Return the material exactly as supplied, apart from the pictures, which are omitted.

## GIVEN INFORMATION
* * * * * * *
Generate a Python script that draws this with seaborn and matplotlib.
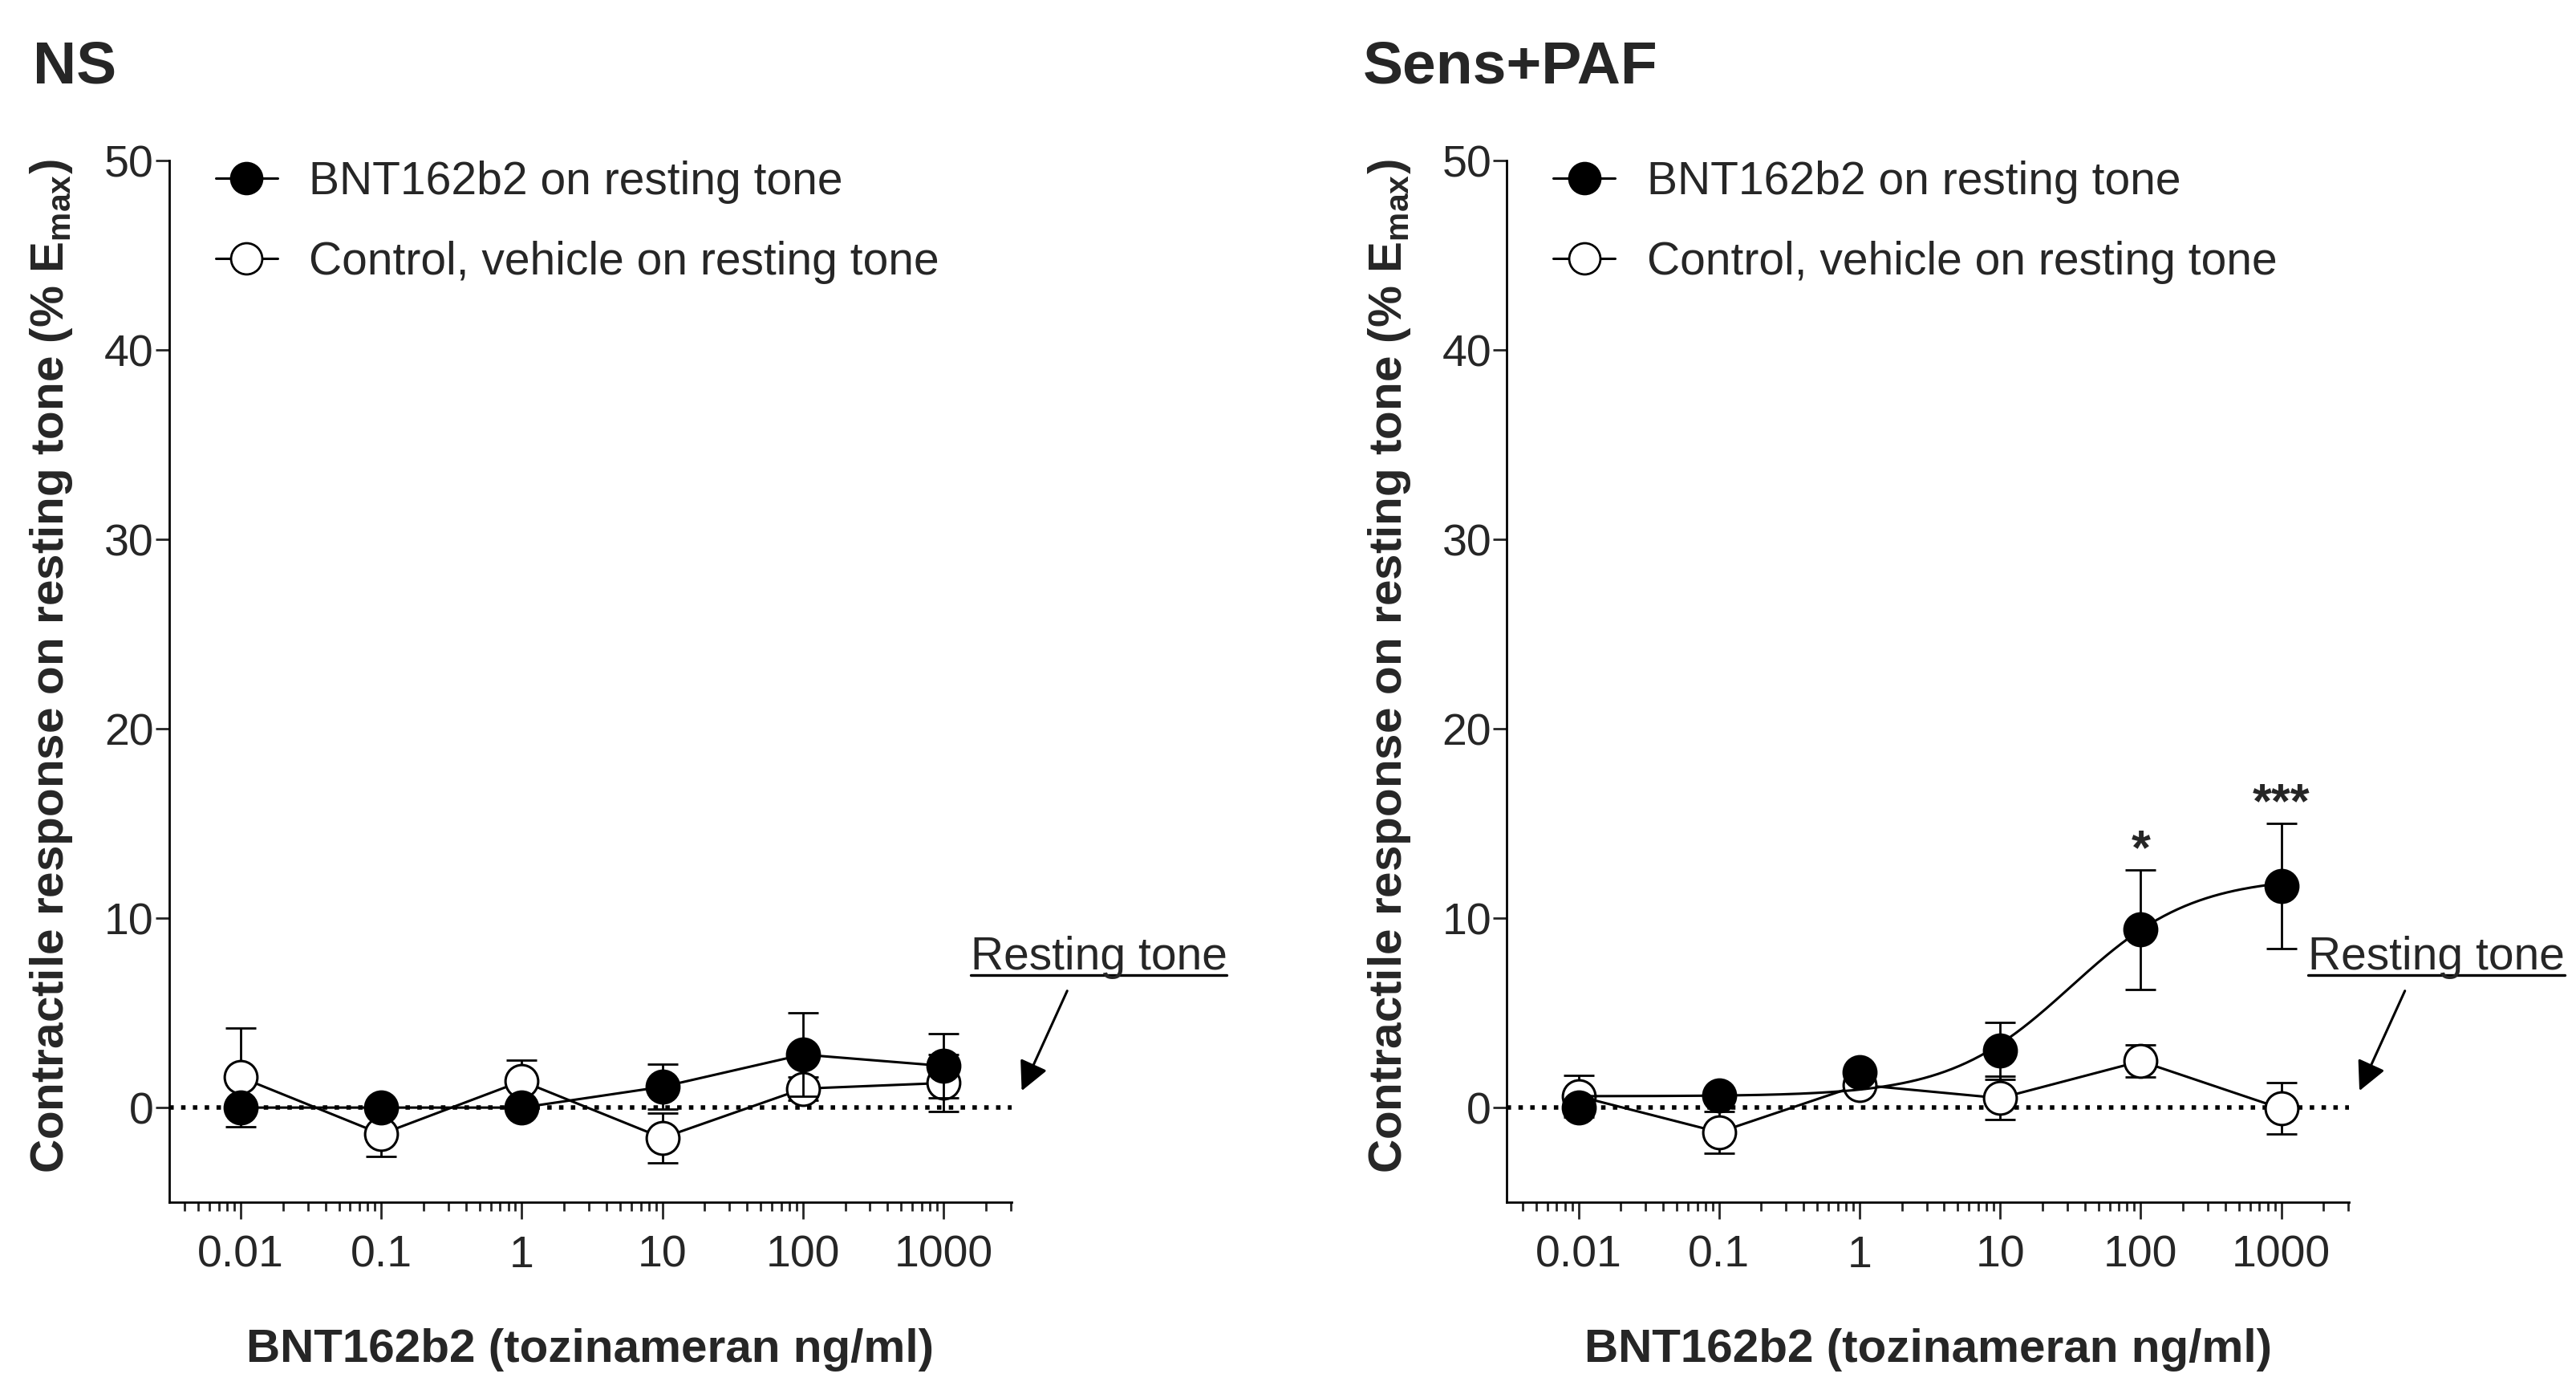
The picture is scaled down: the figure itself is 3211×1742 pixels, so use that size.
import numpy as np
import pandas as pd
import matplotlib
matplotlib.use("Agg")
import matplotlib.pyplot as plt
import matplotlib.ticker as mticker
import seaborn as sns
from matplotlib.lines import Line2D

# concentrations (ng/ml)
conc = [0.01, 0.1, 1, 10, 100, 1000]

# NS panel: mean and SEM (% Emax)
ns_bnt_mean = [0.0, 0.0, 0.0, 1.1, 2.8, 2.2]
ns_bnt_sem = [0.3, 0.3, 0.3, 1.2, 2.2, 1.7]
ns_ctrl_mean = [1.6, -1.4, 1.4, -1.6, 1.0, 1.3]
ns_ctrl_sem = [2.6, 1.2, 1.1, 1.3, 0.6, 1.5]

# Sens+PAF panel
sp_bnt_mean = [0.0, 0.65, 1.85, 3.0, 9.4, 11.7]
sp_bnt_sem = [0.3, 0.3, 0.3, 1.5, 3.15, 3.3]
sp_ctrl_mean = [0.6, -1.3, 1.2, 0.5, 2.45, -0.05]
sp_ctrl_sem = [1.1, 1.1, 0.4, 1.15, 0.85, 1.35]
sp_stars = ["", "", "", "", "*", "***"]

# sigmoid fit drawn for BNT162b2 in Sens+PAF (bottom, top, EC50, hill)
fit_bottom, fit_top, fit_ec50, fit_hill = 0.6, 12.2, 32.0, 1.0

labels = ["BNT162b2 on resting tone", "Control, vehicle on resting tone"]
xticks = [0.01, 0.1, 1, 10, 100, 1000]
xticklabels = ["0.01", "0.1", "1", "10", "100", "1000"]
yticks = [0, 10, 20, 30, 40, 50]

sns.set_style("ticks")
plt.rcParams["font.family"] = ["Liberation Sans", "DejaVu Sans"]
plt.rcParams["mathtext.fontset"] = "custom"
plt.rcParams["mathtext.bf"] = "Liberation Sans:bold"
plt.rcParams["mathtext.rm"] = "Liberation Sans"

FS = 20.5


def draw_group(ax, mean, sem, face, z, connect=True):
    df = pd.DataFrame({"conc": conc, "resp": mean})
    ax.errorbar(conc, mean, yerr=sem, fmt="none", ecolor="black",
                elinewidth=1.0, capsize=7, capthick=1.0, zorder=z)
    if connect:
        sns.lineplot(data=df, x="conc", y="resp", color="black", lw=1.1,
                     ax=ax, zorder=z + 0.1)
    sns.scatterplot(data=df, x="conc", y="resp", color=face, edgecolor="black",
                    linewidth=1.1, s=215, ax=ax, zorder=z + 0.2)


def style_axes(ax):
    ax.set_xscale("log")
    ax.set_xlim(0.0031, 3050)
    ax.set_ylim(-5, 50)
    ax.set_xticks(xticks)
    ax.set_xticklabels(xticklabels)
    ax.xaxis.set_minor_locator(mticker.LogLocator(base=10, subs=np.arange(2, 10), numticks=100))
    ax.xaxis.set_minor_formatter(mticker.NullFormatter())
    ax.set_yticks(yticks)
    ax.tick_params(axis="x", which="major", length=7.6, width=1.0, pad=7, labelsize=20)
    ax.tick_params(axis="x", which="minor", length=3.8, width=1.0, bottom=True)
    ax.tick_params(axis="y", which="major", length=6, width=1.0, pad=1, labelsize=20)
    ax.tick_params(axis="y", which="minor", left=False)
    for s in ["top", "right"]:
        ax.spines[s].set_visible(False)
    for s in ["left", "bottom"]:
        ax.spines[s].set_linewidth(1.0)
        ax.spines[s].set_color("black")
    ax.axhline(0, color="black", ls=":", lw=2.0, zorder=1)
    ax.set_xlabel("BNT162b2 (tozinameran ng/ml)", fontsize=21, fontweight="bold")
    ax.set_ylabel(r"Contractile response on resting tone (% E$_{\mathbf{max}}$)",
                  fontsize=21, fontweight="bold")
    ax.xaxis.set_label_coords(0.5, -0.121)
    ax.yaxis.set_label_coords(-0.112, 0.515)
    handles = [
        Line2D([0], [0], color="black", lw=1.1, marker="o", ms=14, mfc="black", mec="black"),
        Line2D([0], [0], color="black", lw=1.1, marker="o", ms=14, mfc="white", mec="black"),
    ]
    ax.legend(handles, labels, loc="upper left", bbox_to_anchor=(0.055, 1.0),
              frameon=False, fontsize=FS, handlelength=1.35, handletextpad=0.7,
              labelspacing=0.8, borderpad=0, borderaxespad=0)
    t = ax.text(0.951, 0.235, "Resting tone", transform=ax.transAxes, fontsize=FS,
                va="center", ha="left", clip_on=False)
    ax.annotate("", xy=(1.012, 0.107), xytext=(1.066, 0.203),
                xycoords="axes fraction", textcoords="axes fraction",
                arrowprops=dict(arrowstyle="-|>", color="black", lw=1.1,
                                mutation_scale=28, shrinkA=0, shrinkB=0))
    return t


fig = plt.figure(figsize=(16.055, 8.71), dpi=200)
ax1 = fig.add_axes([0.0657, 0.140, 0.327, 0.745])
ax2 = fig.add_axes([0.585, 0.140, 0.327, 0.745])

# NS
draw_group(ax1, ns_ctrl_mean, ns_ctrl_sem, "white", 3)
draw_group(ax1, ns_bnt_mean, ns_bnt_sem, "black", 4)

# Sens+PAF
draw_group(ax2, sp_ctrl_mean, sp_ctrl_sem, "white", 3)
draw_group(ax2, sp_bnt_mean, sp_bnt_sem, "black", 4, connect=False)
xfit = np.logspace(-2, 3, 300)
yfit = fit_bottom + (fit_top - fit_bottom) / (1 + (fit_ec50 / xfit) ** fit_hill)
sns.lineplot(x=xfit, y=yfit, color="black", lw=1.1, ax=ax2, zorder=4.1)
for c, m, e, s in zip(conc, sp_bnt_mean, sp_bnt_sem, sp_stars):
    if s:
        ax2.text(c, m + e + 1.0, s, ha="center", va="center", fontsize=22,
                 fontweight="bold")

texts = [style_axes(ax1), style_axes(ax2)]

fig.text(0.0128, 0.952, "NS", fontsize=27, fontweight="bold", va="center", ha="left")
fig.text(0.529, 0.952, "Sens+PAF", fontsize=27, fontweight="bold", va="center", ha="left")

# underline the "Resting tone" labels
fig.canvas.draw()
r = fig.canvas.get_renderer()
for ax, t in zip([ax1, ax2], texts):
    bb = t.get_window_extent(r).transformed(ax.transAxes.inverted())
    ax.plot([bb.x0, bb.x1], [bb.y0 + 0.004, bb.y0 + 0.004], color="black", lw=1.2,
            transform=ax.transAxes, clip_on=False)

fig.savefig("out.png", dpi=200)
* * * * * * *
## ANSWER IN FULL
Generate a Python script that draws this with seaborn and matplotlib.
The picture is scaled down: the figure itself is 3211×1742 pixels, so use that size.
import numpy as np
import pandas as pd
import matplotlib
matplotlib.use("Agg")
import matplotlib.pyplot as plt
import matplotlib.ticker as mticker
import seaborn as sns
from matplotlib.lines import Line2D

# concentrations (ng/ml)
conc = [0.01, 0.1, 1, 10, 100, 1000]

# NS panel: mean and SEM (% Emax)
ns_bnt_mean = [0.0, 0.0, 0.0, 1.1, 2.8, 2.2]
ns_bnt_sem = [0.3, 0.3, 0.3, 1.2, 2.2, 1.7]
ns_ctrl_mean = [1.6, -1.4, 1.4, -1.6, 1.0, 1.3]
ns_ctrl_sem = [2.6, 1.2, 1.1, 1.3, 0.6, 1.5]

# Sens+PAF panel
sp_bnt_mean = [0.0, 0.65, 1.85, 3.0, 9.4, 11.7]
sp_bnt_sem = [0.3, 0.3, 0.3, 1.5, 3.15, 3.3]
sp_ctrl_mean = [0.6, -1.3, 1.2, 0.5, 2.45, -0.05]
sp_ctrl_sem = [1.1, 1.1, 0.4, 1.15, 0.85, 1.35]
sp_stars = ["", "", "", "", "*", "***"]

# sigmoid fit drawn for BNT162b2 in Sens+PAF (bottom, top, EC50, hill)
fit_bottom, fit_top, fit_ec50, fit_hill = 0.6, 12.2, 32.0, 1.0

labels = ["BNT162b2 on resting tone", "Control, vehicle on resting tone"]
xticks = [0.01, 0.1, 1, 10, 100, 1000]
xticklabels = ["0.01", "0.1", "1", "10", "100", "1000"]
yticks = [0, 10, 20, 30, 40, 50]

sns.set_style("ticks")
plt.rcParams["font.family"] = ["Liberation Sans", "DejaVu Sans"]
plt.rcParams["mathtext.fontset"] = "custom"
plt.rcParams["mathtext.bf"] = "Liberation Sans:bold"
plt.rcParams["mathtext.rm"] = "Liberation Sans"

FS = 20.5


def draw_group(ax, mean, sem, face, z, connect=True):
    df = pd.DataFrame({"conc": conc, "resp": mean})
    ax.errorbar(conc, mean, yerr=sem, fmt="none", ecolor="black",
                elinewidth=1.0, capsize=7, capthick=1.0, zorder=z)
    if connect:
        sns.lineplot(data=df, x="conc", y="resp", color="black", lw=1.1,
                     ax=ax, zorder=z + 0.1)
    sns.scatterplot(data=df, x="conc", y="resp", color=face, edgecolor="black",
                    linewidth=1.1, s=215, ax=ax, zorder=z + 0.2)


def style_axes(ax):
    ax.set_xscale("log")
    ax.set_xlim(0.0031, 3050)
    ax.set_ylim(-5, 50)
    ax.set_xticks(xticks)
    ax.set_xticklabels(xticklabels)
    ax.xaxis.set_minor_locator(mticker.LogLocator(base=10, subs=np.arange(2, 10), numticks=100))
    ax.xaxis.set_minor_formatter(mticker.NullFormatter())
    ax.set_yticks(yticks)
    ax.tick_params(axis="x", which="major", length=7.6, width=1.0, pad=7, labelsize=20)
    ax.tick_params(axis="x", which="minor", length=3.8, width=1.0, bottom=True)
    ax.tick_params(axis="y", which="major", length=6, width=1.0, pad=1, labelsize=20)
    ax.tick_params(axis="y", which="minor", left=False)
    for s in ["top", "right"]:
        ax.spines[s].set_visible(False)
    for s in ["left", "bottom"]:
        ax.spines[s].set_linewidth(1.0)
        ax.spines[s].set_color("black")
    ax.axhline(0, color="black", ls=":", lw=2.0, zorder=1)
    ax.set_xlabel("BNT162b2 (tozinameran ng/ml)", fontsize=21, fontweight="bold")
    ax.set_ylabel(r"Contractile response on resting tone (% E$_{\mathbf{max}}$)",
                  fontsize=21, fontweight="bold")
    ax.xaxis.set_label_coords(0.5, -0.121)
    ax.yaxis.set_label_coords(-0.112, 0.515)
    handles = [
        Line2D([0], [0], color="black", lw=1.1, marker="o", ms=14, mfc="black", mec="black"),
        Line2D([0], [0], color="black", lw=1.1, marker="o", ms=14, mfc="white", mec="black"),
    ]
    ax.legend(handles, labels, loc="upper left", bbox_to_anchor=(0.055, 1.0),
              frameon=False, fontsize=FS, handlelength=1.35, handletextpad=0.7,
              labelspacing=0.8, borderpad=0, borderaxespad=0)
    t = ax.text(0.951, 0.235, "Resting tone", transform=ax.transAxes, fontsize=FS,
                va="center", ha="left", clip_on=False)
    ax.annotate("", xy=(1.012, 0.107), xytext=(1.066, 0.203),
                xycoords="axes fraction", textcoords="axes fraction",
                arrowprops=dict(arrowstyle="-|>", color="black", lw=1.1,
                                mutation_scale=28, shrinkA=0, shrinkB=0))
    return t


fig = plt.figure(figsize=(16.055, 8.71), dpi=200)
ax1 = fig.add_axes([0.0657, 0.140, 0.327, 0.745])
ax2 = fig.add_axes([0.585, 0.140, 0.327, 0.745])

# NS
draw_group(ax1, ns_ctrl_mean, ns_ctrl_sem, "white", 3)
draw_group(ax1, ns_bnt_mean, ns_bnt_sem, "black", 4)

# Sens+PAF
draw_group(ax2, sp_ctrl_mean, sp_ctrl_sem, "white", 3)
draw_group(ax2, sp_bnt_mean, sp_bnt_sem, "black", 4, connect=False)
xfit = np.logspace(-2, 3, 300)
yfit = fit_bottom + (fit_top - fit_bottom) / (1 + (fit_ec50 / xfit) ** fit_hill)
sns.lineplot(x=xfit, y=yfit, color="black", lw=1.1, ax=ax2, zorder=4.1)
for c, m, e, s in zip(conc, sp_bnt_mean, sp_bnt_sem, sp_stars):
    if s:
        ax2.text(c, m + e + 1.0, s, ha="center", va="center", fontsize=22,
                 fontweight="bold")

texts = [style_axes(ax1), style_axes(ax2)]

fig.text(0.0128, 0.952, "NS", fontsize=27, fontweight="bold", va="center", ha="left")
fig.text(0.529, 0.952, "Sens+PAF", fontsize=27, fontweight="bold", va="center", ha="left")

# underline the "Resting tone" labels
fig.canvas.draw()
r = fig.canvas.get_renderer()
for ax, t in zip([ax1, ax2], texts):
    bb = t.get_window_extent(r).transformed(ax.transAxes.inverted())
    ax.plot([bb.x0, bb.x1], [bb.y0 + 0.004, bb.y0 + 0.004], color="black", lw=1.2,
            transform=ax.transAxes, clip_on=False)

fig.savefig("out.png", dpi=200)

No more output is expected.